--- BEGIN Stored data ---

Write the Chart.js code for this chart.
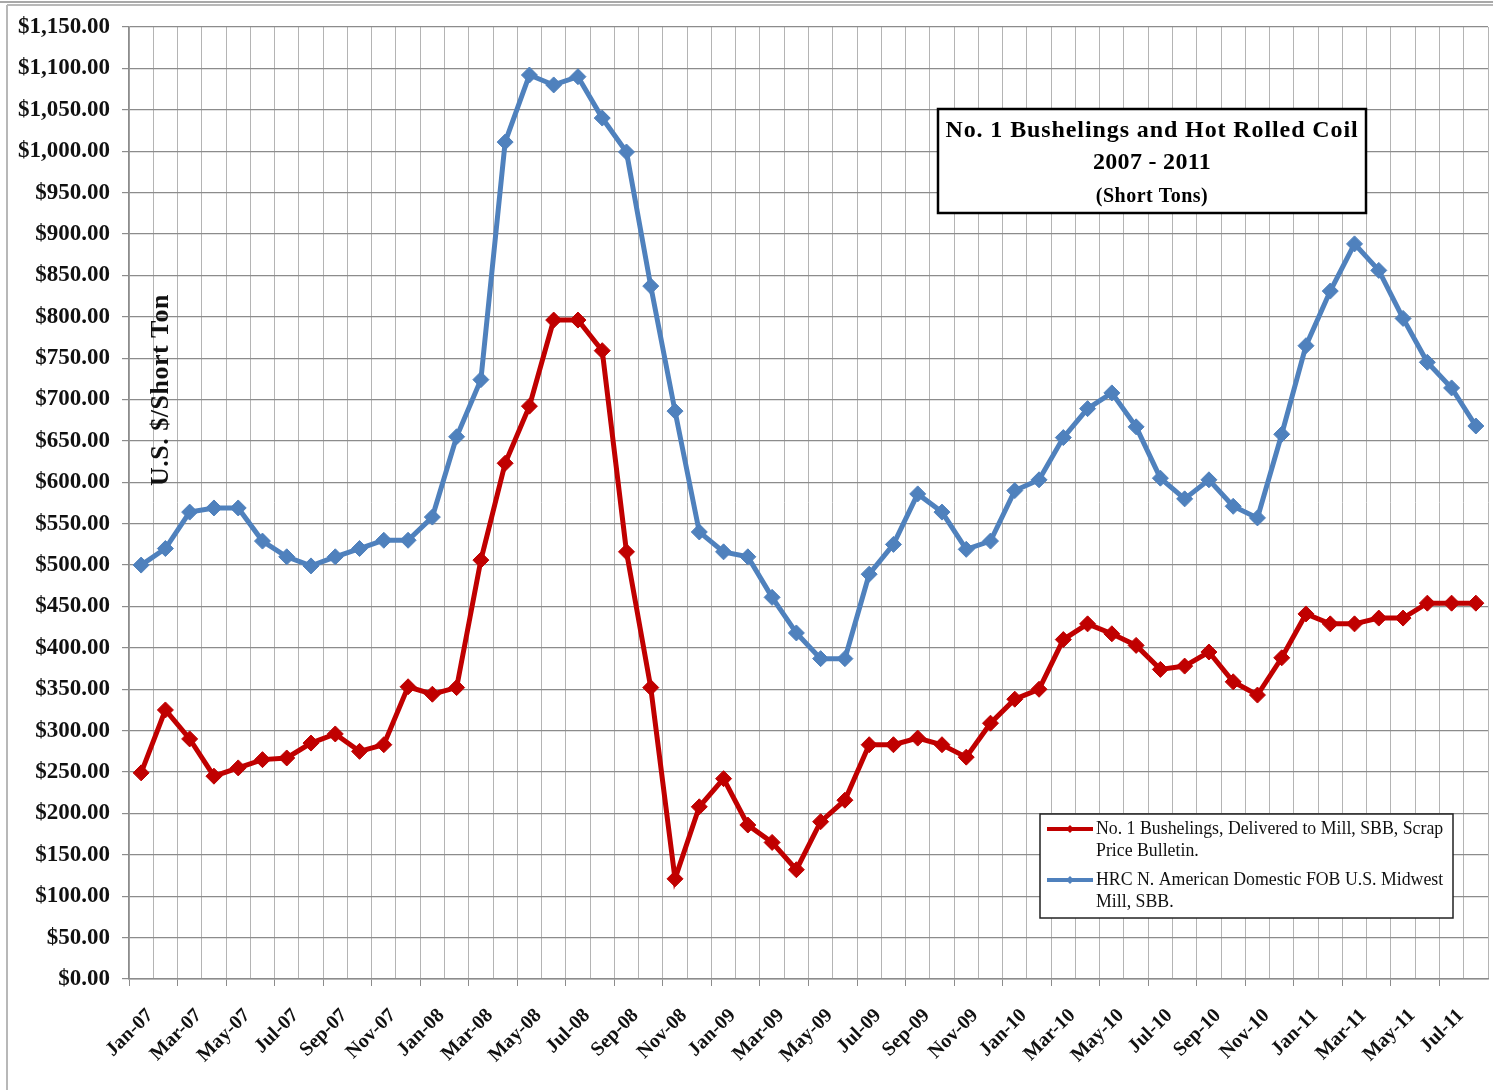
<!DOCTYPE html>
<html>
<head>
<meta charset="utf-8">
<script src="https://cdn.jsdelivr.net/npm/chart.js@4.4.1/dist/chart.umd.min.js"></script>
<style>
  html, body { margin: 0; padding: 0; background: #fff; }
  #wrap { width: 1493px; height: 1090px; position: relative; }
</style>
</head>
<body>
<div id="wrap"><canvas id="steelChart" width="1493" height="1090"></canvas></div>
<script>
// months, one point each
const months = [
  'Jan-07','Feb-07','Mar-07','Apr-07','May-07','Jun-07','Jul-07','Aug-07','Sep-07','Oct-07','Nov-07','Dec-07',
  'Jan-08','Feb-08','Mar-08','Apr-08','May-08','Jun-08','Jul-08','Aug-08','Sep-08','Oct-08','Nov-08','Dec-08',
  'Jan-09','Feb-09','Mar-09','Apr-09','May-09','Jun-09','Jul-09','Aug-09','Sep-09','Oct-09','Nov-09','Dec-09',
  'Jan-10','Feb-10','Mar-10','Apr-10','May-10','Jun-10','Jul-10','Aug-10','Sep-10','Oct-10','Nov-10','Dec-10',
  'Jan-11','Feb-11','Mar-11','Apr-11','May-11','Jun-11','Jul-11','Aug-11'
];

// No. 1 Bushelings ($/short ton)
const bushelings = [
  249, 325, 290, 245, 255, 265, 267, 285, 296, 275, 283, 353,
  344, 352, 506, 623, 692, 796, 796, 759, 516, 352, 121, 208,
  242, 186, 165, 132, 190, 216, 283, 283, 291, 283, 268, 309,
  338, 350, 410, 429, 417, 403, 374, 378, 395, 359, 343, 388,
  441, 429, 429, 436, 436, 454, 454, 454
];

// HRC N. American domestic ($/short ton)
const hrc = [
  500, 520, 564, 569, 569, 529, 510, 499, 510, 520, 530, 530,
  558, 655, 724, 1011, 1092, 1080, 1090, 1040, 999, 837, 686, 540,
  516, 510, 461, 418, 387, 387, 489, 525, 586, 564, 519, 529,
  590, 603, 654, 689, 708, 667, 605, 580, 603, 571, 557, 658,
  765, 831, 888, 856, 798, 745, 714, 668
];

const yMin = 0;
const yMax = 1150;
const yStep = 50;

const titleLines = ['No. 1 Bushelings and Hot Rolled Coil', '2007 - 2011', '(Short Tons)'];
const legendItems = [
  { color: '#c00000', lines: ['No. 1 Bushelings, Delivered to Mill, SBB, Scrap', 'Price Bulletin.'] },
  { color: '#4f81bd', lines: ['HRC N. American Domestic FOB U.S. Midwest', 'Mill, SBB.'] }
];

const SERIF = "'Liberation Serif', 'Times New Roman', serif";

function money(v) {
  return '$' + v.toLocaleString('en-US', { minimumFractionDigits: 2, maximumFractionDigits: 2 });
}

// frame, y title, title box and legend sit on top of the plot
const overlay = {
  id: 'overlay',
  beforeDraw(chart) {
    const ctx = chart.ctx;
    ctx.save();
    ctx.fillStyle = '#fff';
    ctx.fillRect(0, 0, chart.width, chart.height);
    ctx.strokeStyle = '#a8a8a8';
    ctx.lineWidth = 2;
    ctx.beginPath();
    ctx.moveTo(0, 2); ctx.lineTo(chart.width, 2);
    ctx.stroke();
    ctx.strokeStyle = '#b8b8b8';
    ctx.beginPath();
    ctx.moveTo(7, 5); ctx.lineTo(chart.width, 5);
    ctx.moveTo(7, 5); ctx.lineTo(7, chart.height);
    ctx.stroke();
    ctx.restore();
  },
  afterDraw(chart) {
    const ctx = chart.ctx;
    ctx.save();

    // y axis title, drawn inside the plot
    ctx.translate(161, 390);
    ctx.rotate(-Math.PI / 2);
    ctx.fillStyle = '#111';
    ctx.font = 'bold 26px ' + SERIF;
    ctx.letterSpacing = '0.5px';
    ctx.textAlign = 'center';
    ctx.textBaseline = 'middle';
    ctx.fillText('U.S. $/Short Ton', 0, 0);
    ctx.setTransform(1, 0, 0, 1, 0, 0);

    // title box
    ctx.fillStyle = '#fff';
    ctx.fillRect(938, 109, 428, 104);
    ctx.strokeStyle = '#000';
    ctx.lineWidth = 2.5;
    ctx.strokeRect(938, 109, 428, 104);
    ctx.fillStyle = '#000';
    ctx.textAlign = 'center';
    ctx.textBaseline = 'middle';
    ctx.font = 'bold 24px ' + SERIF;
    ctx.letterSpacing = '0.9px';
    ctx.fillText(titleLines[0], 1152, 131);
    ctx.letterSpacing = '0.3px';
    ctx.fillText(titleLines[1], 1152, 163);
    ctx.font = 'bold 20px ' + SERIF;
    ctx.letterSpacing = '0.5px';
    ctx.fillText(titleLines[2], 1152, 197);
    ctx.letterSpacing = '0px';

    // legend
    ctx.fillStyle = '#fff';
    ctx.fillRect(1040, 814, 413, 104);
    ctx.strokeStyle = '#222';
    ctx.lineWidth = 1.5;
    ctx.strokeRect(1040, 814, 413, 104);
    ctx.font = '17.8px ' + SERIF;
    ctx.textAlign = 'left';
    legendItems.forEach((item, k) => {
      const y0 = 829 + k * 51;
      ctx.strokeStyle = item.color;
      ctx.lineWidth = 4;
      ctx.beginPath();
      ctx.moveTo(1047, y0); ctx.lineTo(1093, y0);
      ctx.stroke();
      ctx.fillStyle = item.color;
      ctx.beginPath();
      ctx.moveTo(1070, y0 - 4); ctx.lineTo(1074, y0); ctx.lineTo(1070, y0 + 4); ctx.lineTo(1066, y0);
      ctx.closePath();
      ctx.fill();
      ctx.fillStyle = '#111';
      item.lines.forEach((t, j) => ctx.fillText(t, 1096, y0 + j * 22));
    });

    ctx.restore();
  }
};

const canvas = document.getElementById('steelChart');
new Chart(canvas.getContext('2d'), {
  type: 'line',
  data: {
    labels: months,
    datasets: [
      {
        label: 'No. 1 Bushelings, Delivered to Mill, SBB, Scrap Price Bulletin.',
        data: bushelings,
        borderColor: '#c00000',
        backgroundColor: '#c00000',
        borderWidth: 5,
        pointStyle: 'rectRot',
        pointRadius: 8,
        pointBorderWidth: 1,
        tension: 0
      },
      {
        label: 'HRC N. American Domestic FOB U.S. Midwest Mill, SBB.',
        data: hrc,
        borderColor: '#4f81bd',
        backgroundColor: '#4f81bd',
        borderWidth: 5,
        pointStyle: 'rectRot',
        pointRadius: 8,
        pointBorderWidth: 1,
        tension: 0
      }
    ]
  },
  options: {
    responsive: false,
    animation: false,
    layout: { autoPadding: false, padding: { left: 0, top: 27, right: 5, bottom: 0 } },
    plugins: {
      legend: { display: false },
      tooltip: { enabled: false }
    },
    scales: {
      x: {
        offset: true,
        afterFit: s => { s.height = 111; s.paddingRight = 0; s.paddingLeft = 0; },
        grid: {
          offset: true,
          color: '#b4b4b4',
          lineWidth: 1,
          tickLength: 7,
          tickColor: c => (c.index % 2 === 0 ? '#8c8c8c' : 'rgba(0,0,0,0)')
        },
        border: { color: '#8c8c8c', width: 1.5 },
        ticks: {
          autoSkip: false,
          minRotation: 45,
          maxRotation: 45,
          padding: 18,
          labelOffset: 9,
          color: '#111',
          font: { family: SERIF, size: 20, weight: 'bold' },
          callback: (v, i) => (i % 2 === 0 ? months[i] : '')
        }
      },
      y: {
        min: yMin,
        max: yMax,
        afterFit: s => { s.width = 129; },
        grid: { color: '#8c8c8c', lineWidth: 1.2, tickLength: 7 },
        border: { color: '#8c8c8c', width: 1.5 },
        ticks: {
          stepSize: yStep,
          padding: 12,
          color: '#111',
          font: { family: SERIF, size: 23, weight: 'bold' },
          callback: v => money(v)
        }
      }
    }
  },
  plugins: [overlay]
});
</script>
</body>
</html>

--- END Stored data ---

- Objective -
Starting at the top of the listing above, reproduce each line up to and including the one with "const yStep = 50;"; omit the pictures.

- Finished exercise -
Write the Chart.js code for this chart.
<!DOCTYPE html>
<html>
<head>
<meta charset="utf-8">
<script src="https://cdn.jsdelivr.net/npm/chart.js@4.4.1/dist/chart.umd.min.js"></script>
<style>
  html, body { margin: 0; padding: 0; background: #fff; }
  #wrap { width: 1493px; height: 1090px; position: relative; }
</style>
</head>
<body>
<div id="wrap"><canvas id="steelChart" width="1493" height="1090"></canvas></div>
<script>
// months, one point each
const months = [
  'Jan-07','Feb-07','Mar-07','Apr-07','May-07','Jun-07','Jul-07','Aug-07','Sep-07','Oct-07','Nov-07','Dec-07',
  'Jan-08','Feb-08','Mar-08','Apr-08','May-08','Jun-08','Jul-08','Aug-08','Sep-08','Oct-08','Nov-08','Dec-08',
  'Jan-09','Feb-09','Mar-09','Apr-09','May-09','Jun-09','Jul-09','Aug-09','Sep-09','Oct-09','Nov-09','Dec-09',
  'Jan-10','Feb-10','Mar-10','Apr-10','May-10','Jun-10','Jul-10','Aug-10','Sep-10','Oct-10','Nov-10','Dec-10',
  'Jan-11','Feb-11','Mar-11','Apr-11','May-11','Jun-11','Jul-11','Aug-11'
];

// No. 1 Bushelings ($/short ton)
const bushelings = [
  249, 325, 290, 245, 255, 265, 267, 285, 296, 275, 283, 353,
  344, 352, 506, 623, 692, 796, 796, 759, 516, 352, 121, 208,
  242, 186, 165, 132, 190, 216, 283, 283, 291, 283, 268, 309,
  338, 350, 410, 429, 417, 403, 374, 378, 395, 359, 343, 388,
  441, 429, 429, 436, 436, 454, 454, 454
];

// HRC N. American domestic ($/short ton)
const hrc = [
  500, 520, 564, 569, 569, 529, 510, 499, 510, 520, 530, 530,
  558, 655, 724, 1011, 1092, 1080, 1090, 1040, 999, 837, 686, 540,
  516, 510, 461, 418, 387, 387, 489, 525, 586, 564, 519, 529,
  590, 603, 654, 689, 708, 667, 605, 580, 603, 571, 557, 658,
  765, 831, 888, 856, 798, 745, 714, 668
];

const yMin = 0;
const yMax = 1150;
const yStep = 50;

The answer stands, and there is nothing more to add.